Hmm, I think we need to think about the semantics of this a bit more so I'm going to reopen this for now to make sure we do before 1.1.0.

Declaring that calling any methods of the object (apart from to call close() on it again) as "undefined" seems a bit unhelpful. Assuming that this is the ISO C definition of "undefined", then that means anything can happen. Since things like documents and iterators implicitly access the database, I think we want to promise more than this. It's also bad to allow access to undefined behaviour from the bindings.

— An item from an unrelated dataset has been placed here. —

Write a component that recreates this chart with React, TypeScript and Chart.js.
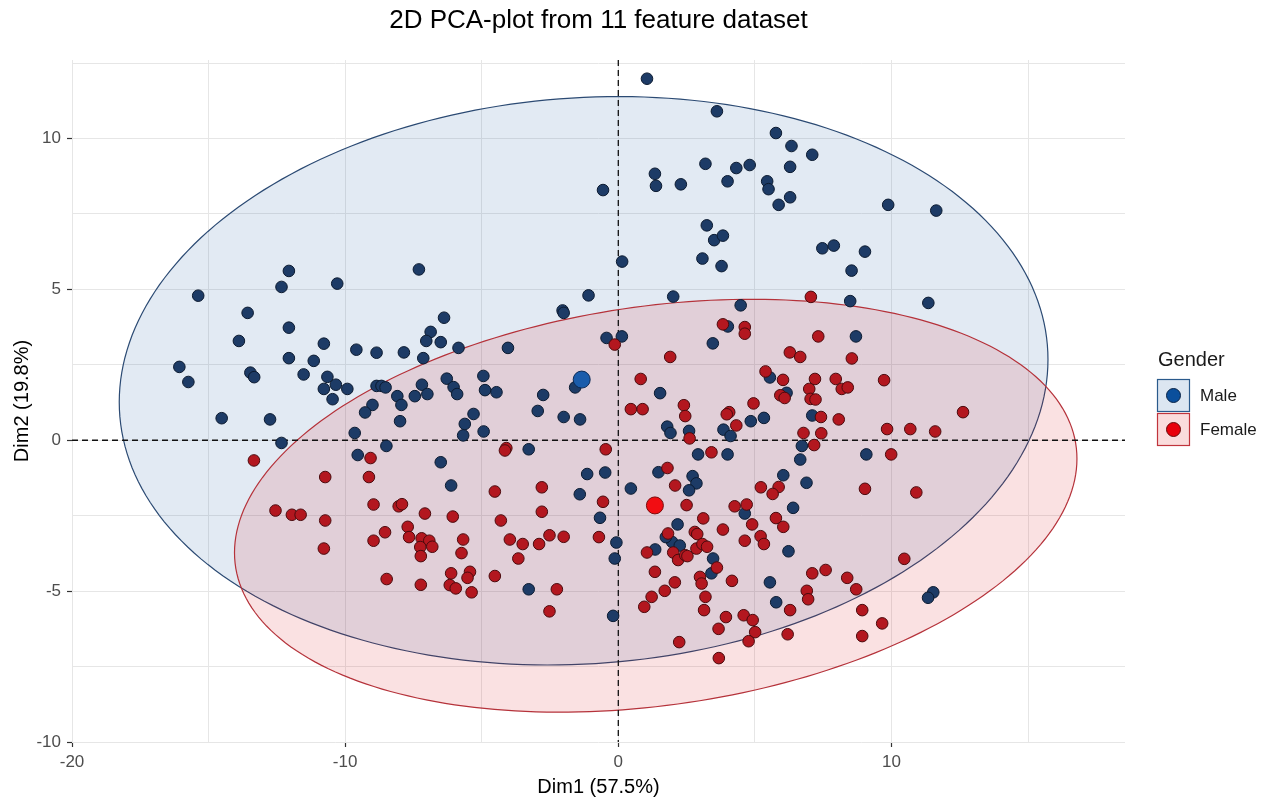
import React, { useEffect, useRef } from "react";
import { Chart, registerables } from "chart.js";

Chart.register(...registerables);

const TITLE = "2D PCA-plot from 11 feature dataset";
const X_TITLE = "Dim1 (57.5%)";
const Y_TITLE = "Dim2 (19.8%)";
const LEGEND_TITLE = "Gender";
const GROUPS = ["Male", "Female"];

const X_MIN = -20;
const X_MAX = 18.55;
const Y_MIN = -10;
const Y_MAX = 12.6;

const maleX = [
  -12.06, -12.33, -10.29, -15.38, -13.57, -12.06, -13.89, -10.78, -9.59, -8.85,
  -12.06, -11.15, -16.07, -15.74, -13.47, -13.33, -11.52, -10.65, -10.34, -10.78,
  -9.92, -10.46, -8.85, -8.67, -8.52, -9.0, -9.27, -14.52, -12.75, -9.65,
  -12.33, -8.49, -9.54, -7.3, -1.09, -2.04, -2.0, -6.38, -6.87, -7.03,
  -6.5, -5.85, -7.85, -7.14, -4.04, -0.43, -4.94, -6.28, -1.58, -7.19,
  -6.03, -5.9, -6.99, -7.45, -8.09, -7.94, -4.88, -4.46, -2.75, -2.95,
  -2.0, -1.4, -7.99, -5.3, -5.62, -4.93, -5.68, -3.28, -6.5, -1.14,
  -0.48, -6.12, -1.41, -0.67, -3.28, 2.01, 4.48, 4.01, 0.13,
  3.46, 5.55, 1.53, 6.16, 4.85, 5.33, 7.1, 1.79, 1.91, 2.59,
  3.85, 4.11, 6.72, 2.92, 4.0, 6.66, 1.47, 2.72, 2.86, 2.59,
  0.46, 6.04, 6.89, 4.63, 6.4, -0.07, -0.13, 2.17, 1.97, 2.25,
  1.35, 3.47, 3.41, 5.55, 6.23, 5.78, -0.19, 1.74, 8.49, 11.35,
  8.7, 9.08, 11.53, 11.34, 1.05, 3.61, 5.77, 6.34, 7.1, 3.19,
  4.32, 4.81, 6.29, 1.34, 1.38, 2.29, 4.0, 5.45, 5.5, 6.29,
  5.87, -0.56, 3.24, 3.51, 3.83, 3.08, 3.78, 0.14, 7.47, 9.88,
  11.64, 7.89, 9.03, 8.54,
];
const maleY = [
  5.61, 5.08, 5.19, 4.79, 4.22, 3.73, 3.29, 3.2, 3.0, 2.9,
  2.72, 2.63, 2.43, 1.93, 2.24, 2.09, 2.18, 2.1, 1.84, 1.7,
  1.7, 1.36, 1.8, 1.8, 1.75, 1.17, 0.92, 0.73, 0.69, 0.24,
  -0.09, -0.19, -0.49, 5.66, 4.8, 4.3, 4.22, 4.06, 3.59, 3.29,
  3.25, 3.06, 2.91, 2.72, 3.06, 3.39, 2.13, 2.04, 1.75, 1.84,
  1.76, 1.53, 1.53, 1.46, 1.46, 1.17, 1.66, 1.59, 1.5, 0.97,
  0.77, 0.69, 0.63, 0.87, 0.54, 0.29, 0.16, -0.3, -0.73, -1.12,
  -1.07, -1.5, -1.79, -2.57, -4.94, 4.76, 4.47, 3.77, 3.44,
  3.21, 2.08, 1.56, 1.57, 0.63, 0.74, 0.82, 0.45, 0.24, 0.31,
  0.35, 0.14, -0.19, -0.47, -0.47, -0.64, -1.06, -1.19, -1.43, -1.66,
  -1.6, -1.16, -1.41, -2.43, -2.24, -3.39, -3.92, -2.79, -3.37, -3.49,
  -3.62, -3.92, -4.41, -4.71, -3.68, -5.37, -5.82, -3.21, 4.61, 4.55,
  3.44, -0.47, -5.04, -5.22, 11.98, 10.9, 10.18, 9.75, 9.46, 9.16,
  9.02, 9.12, 9.06, 8.83, 8.43, 8.48, 8.58, 8.58, 8.32, 8.05,
  7.8, 8.29, 7.12, 6.63, 6.78, 6.02, 5.77, 5.92, 6.36, 7.8,
  7.61, 6.45, 6.25, 5.62,
];

const femaleX = [
  -13.34, -9.07, -10.73, -9.13, -8.96, -12.55, -11.95, -11.63, -10.73, -8.54,
  -8.96, -10.78, -8.48, -4.1, -4.15, -0.46, -0.56, -4.52, -2.8, -2.8,
  -8.04, -7.92, -7.08, -6.06, -4.3, -7.71, -7.66, -7.2, -6.92, -6.81,
  -7.25, -7.23, -5.68, -5.74, -3.97, -3.5, -2.9, -2.52, -2.0, -0.71,
  -3.66, -7.23, -6.12, -5.43, -5.52, -6.17, -5.95, -5.37, -4.52, -2.25,
  -2.52, 7.05, 3.83, 4.63, 4.63, -0.13, 7.32, 1.9, 6.28, 6.66,
  0.82, 5.39, 6.03, 7.2, 6.99, 5.93, 6.09, 7.04, 7.22, 0.46,
  0.89, 2.4, 2.45, 4.06, 3.97, 4.95, 4.32, 6.78, 2.61, 7.17,
  3.41, 1.8, 2.08, 5.22, 5.87, 5.65, 2.5, 4.26, 4.7, 3.11,
  5.77, 6.04, 1.82, 2.8, 2.89, 3.83, 4.9, 4.63, 5.21, 5.33,
  1.05, 2.01, 2.19, 2.45, 2.53, 2.86, 3.08, 3.25, 3.61, 1.34,
  2.07, 1.7, 2.99, 3.05, 4.16, 7.1, 6.9, 6.95, 6.29, 1.22,
  0.95, 3.19, 3.14, 3.94, 4.59, 4.92, 5.01, 4.77, 3.67, 2.23,
  6.2, 3.68, 8.55, 7.96, 8.18, 8.4, 9.73, 7.42, 8.07, 12.62,
  9.84, 10.69, 11.6, 7.43, 9.99, 9.03, 10.91, 10.47, 7.59, 8.38,
  8.71, 8.93, 9.66, 8.93,
];
const femaleY = [
  -0.67, -0.59, -1.22, -1.22, -2.13, -2.33, -2.47, -2.47, -2.66, -3.05,
  -3.33, -3.59, -4.6, -0.26, -0.34, -0.3, -2.04, -1.7, -1.56, -2.37,
  -2.19, -2.12, -2.43, -2.53, -2.66, -2.87, -3.21, -3.25, -3.33, -3.53,
  -3.54, -3.84, -3.29, -3.74, -3.29, -3.44, -3.44, -3.15, -3.2, -3.21,
  -3.92, -4.79, -4.41, -4.36, -4.56, -4.8, -4.91, -5.04, -4.5, -4.94,
  -5.67, 4.75, 3.84, 3.75, 3.53, 3.17, 3.44, 2.76, 2.91, 2.76,
  2.03, 2.28, 2.0, 2.03, 1.7, 1.49, 1.4, 1.37, 1.35, 1.03,
  1.03, 1.16, 0.8, 0.93, 0.86, 1.22, 0.49, 0.24, 0.06, -0.16,
  -0.4, -0.92, -1.5, -1.56, -1.55, -1.78, -2.15, -2.19, -2.13, -2.59,
  -2.58, -2.87, -3.09, -3.04, -3.11, -2.96, -2.79, -3.33, -3.18, -3.44,
  -3.72, -3.72, -3.97, -3.81, -3.84, -3.59, -3.44, -3.53, -4.22, -4.36,
  -4.71, -4.99, -4.53, -4.75, -4.66, -4.41, -4.99, -5.27, -5.63, -5.19,
  -5.52, -5.19, -5.63, -5.86, -5.8, -5.96, -6.36, -6.66, -6.25, -6.69,
  -6.43, -7.22, 2.71, 2.03, 1.7, 1.75, 1.99, 0.77, 0.69, 0.93,
  0.37, 0.37, 0.29, 0.23, -0.47, -1.61, -1.73, -3.93, -4.3, -4.56,
  -4.94, -5.63, -6.07, -6.49,
];

// group centroids (Male, Female)
const centroidX = [-1.34, 1.34];
const centroidY = [2.01, -2.16];

// confidence ellipses (Male, Female): centre and spread (variance-like) terms
const ellipseCX = [-1.27, 1.37];
const ellipseCY = [1.97, -2.17];
const ellipseSXX = [289.0, 237.8];
const ellipseSYY = [88.7, 46.8];
const ellipseSXY = [12.0, 24.0];

const FONT = "'Liberation Sans', Arial, Helvetica, sans-serif";
const ELLIPSE_FILL = ["rgba(31,90,160,0.13)", "rgba(220,20,30,0.13)"];
const ELLIPSE_STROKE = ["#2b4a73", "#b5323a"];
const KEY_FILL = ["#dce6f1", "#fadcdc"];
const KEY_STROKE = ["#2a5a8c", "#c0343c"];
const KEY_DOT = ["#0b4f9c", "#e8000b"];
const KEY_DOT_STROKE = ["#0a2447", "#6a0a0a"];

const isMultiple = (v: number, m: number) =>
  Math.abs(v / m - Math.round(v / m)) < 1e-6;

const pcaPlugin = {
  id: "pcaDecor",
  beforeDatasetsDraw(chart: any) {
    const { ctx, chartArea } = chart;
    const xs = chart.scales.x;
    const ys = chart.scales.y;
    ctx.save();
    ctx.beginPath();
    ctx.rect(chartArea.left, chartArea.top, chartArea.width, chartArea.height);
    ctx.clip();
    for (let g = 0; g < ellipseCX.length; g++) {
      const a = Math.sqrt(ellipseSXX[g]);
      const b = ellipseSXY[g] / a;
      const c = Math.sqrt(ellipseSYY[g] - b * b);
      ctx.beginPath();
      const n = 240;
      for (let i = 0; i <= n; i++) {
        const t = (i / n) * Math.PI * 2;
        const dx = a * Math.cos(t);
        const dy = b * Math.cos(t) + c * Math.sin(t);
        const px = xs.getPixelForValue(ellipseCX[g] + dx);
        const py = ys.getPixelForValue(ellipseCY[g] + dy);
        if (i === 0) ctx.moveTo(px, py);
        else ctx.lineTo(px, py);
      }
      ctx.closePath();
      ctx.fillStyle = ELLIPSE_FILL[g];
      ctx.fill();
      ctx.strokeStyle = ELLIPSE_STROKE[g];
      ctx.lineWidth = 1.2;
      ctx.stroke();
    }
    const x0 = xs.getPixelForValue(0);
    const y0 = ys.getPixelForValue(0);
    ctx.setLineDash([6, 4]);
    ctx.strokeStyle = "#111";
    ctx.lineWidth = 1.3;
    ctx.beginPath();
    ctx.moveTo(x0, chartArea.top);
    ctx.lineTo(x0, chartArea.bottom);
    ctx.stroke();
    ctx.beginPath();
    ctx.moveTo(chartArea.left, y0);
    ctx.lineTo(chartArea.right, y0);
    ctx.stroke();
    ctx.restore();
  },
  afterDraw(chart: any) {
    const { ctx, chartArea } = chart;
    ctx.save();
    // title
    ctx.fillStyle = "#000";
    ctx.font = `26px ${FONT}`;
    ctx.textAlign = "center";
    ctx.textBaseline = "middle";
    ctx.fillText(TITLE, (chartArea.left + chartArea.right) / 2, 21);
    // legend
    const lx = chartArea.right + 32;
    ctx.textAlign = "left";
    ctx.fillStyle = "#1a1a1a";
    ctx.font = `20px ${FONT}`;
    ctx.fillText(LEGEND_TITLE, lx + 1, 360);
    for (let g = 0; g < GROUPS.length; g++) {
      const top = 379 + g * 34;
      ctx.fillStyle = KEY_FILL[g];
      ctx.fillRect(lx, top, 33, 33);
      ctx.strokeStyle = KEY_STROKE[g];
      ctx.lineWidth = 1.2;
      ctx.strokeRect(lx + 0.5, top + 0.5, 32, 32);
      ctx.beginPath();
      ctx.arc(lx + 16.5, top + 16.5, 7, 0, Math.PI * 2);
      ctx.fillStyle = KEY_DOT[g];
      ctx.fill();
      ctx.strokeStyle = KEY_DOT_STROKE[g];
      ctx.lineWidth = 1;
      ctx.stroke();
      ctx.fillStyle = "#1a1a1a";
      ctx.font = `17px ${FONT}`;
      ctx.fillText(GROUPS[g], lx + 43, top + 17);
    }
    ctx.restore();
  },
};

const toPoints = (xs: number[], ys: number[]) =>
  xs.map((x, i) => ({ x, y: ys[i] }));

export default function App() {
  const ref = useRef<HTMLCanvasElement | null>(null);

  useEffect(() => {
    if (!ref.current) return;
    const chart = new Chart(ref.current, {
      type: "scatter",
      data: {
        datasets: [
          {
            label: "Male centroid",
            data: [{ x: centroidX[0], y: centroidY[0] }],
            backgroundColor: "#1a5cab",
            borderColor: "#0c2a55",
            borderWidth: 1,
            pointRadius: 8.5,
            pointHoverRadius: 8.5,
          },
          {
            label: "Female centroid",
            data: [{ x: centroidX[1], y: centroidY[1] }],
            backgroundColor: "#f20d12",
            borderColor: "#7a0a0a",
            borderWidth: 1,
            pointRadius: 8.5,
            pointHoverRadius: 8.5,
          },
          {
            label: GROUPS[1],
            data: toPoints(femaleX, femaleY),
            backgroundColor: "#b3171f",
            borderColor: "#4a0a0d",
            borderWidth: 1,
            pointRadius: 5.8,
            pointHoverRadius: 5.8,
          },
          {
            label: GROUPS[0],
            data: toPoints(maleX, maleY),
            backgroundColor: "#1d3b66",
            borderColor: "#0b1a30",
            borderWidth: 1,
            pointRadius: 5.8,
            pointHoverRadius: 5.8,
          },
        ],
      },
      options: {
        animation: false,
        responsive: false,
        devicePixelRatio: 1,
        layout: { padding: { top: 60, right: 145, left: 0, bottom: 0 } },
        plugins: {
          legend: { display: false },
          title: { display: false },
          tooltip: { enabled: false },
        },
        scales: {
          x: {
            type: "linear",
            min: X_MIN,
            max: X_MAX,
            afterFit: (s: any) => {
              s.height = 58;
            },
            border: { display: false },
            grid: {
              color: "#e6e6e6",
              lineWidth: 1,
              drawTicks: true,
              tickLength: 5,
              tickWidth: 1.2,
              tickColor: (c: any) =>
                c.tick && isMultiple(c.tick.value, 10) ? "#333" : "rgba(0,0,0,0)",
            },
            ticks: {
              stepSize: 5,
              includeBounds: false,
              autoSkip: false,
              maxRotation: 0,
              padding: 5,
              color: "#4d4d4d",
              font: { family: FONT, size: 17 },
              callback: (v: any) =>
                isMultiple(Number(v), 10) ? String(Math.round(Number(v))) : "",
            },
            title: {
              display: true,
              text: X_TITLE,
              color: "#000",
              font: { family: FONT, size: 20 },
              padding: { top: 0, bottom: 1 },
            },
          },
          y: {
            type: "linear",
            min: Y_MIN,
            max: Y_MAX,
            afterFit: (s: any) => {
              s.width = 72;
            },
            border: { display: false },
            grid: {
              color: "#e6e6e6",
              lineWidth: 1,
              drawTicks: true,
              tickLength: 5,
              tickWidth: 1.2,
              tickColor: (c: any) =>
                c.tick && isMultiple(c.tick.value, 5) ? "#333" : "rgba(0,0,0,0)",
            },
            ticks: {
              stepSize: 2.5,
              includeBounds: false,
              autoSkip: false,
              padding: 6,
              color: "#4d4d4d",
              font: { family: FONT, size: 17 },
              callback: (v: any) =>
                isMultiple(Number(v), 5) ? String(Math.round(Number(v))) : "",
            },
            title: {
              display: true,
              text: Y_TITLE,
              color: "#000",
              font: { family: FONT, size: 20 },
              padding: { top: 10, bottom: 0 },
            },
          },
        },
      },
      plugins: [pcaPlugin],
    } as any);
    return () => chart.destroy();
  }, []);

  return (
    <div
      style={{
        position: "fixed",
        left: 0,
        top: 0,
        width: 1270,
        height: 800,
        background: "#fff",
      }}
    >
      <canvas ref={ref} width={1270} height={800} style={{ display: "block" }} />
    </div>
  );
}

I think "unspecified" is closer to what we want here - in reality, either you'll get an exception, or it'll use some cached value (the "right" answer) or some default behaviour (e.g. behaving as an empty database in many ways for inmemory).

I'm not sure we want to promise to throw an exception for any use. Perhaps we should aim for the "right" answer or an exception? Having to gate all inmemory methods isn't a big deal if we get a consistency win that way - it's not currently built for performance and will be replaced by a variant of the current disk-based backend eventually anyway.

Side issue - there's no feature test for this in the bindings!

comment:13 by Richard Boulton, 15 years ago

Just to note that I agree with Olly's comments about the semantics, and am working on this issue. I've also got a feature test for the bindings half-written.

comment:14 by Richard Boulton, 15 years ago

I've committed fixes to the comments in the header to describe the behaviour as "right" answer or an exception, and to inmemory to gate all the inmemory methods. I've also extended the test coverage to test the behaviour of some iterators when the database is closed part-way through use. This showed some problems with chert and flint (which were causing segfaults when such iterators were used), which I've also fixed.

Getting close to being ready to declare this bug fixed again, but I want to complete the test coverage to check the behaviour of _all_ iterators first.

comment:15 by Richard Boulton, 15 years ago

Resolution: fixed
Status: reopenedclosed

Created ticket #337 to track implementing further tests - marked that for release 1.1.1 - it doesn't need to block 1.1.0 being released.

Marking this ticket as fixed, therefore.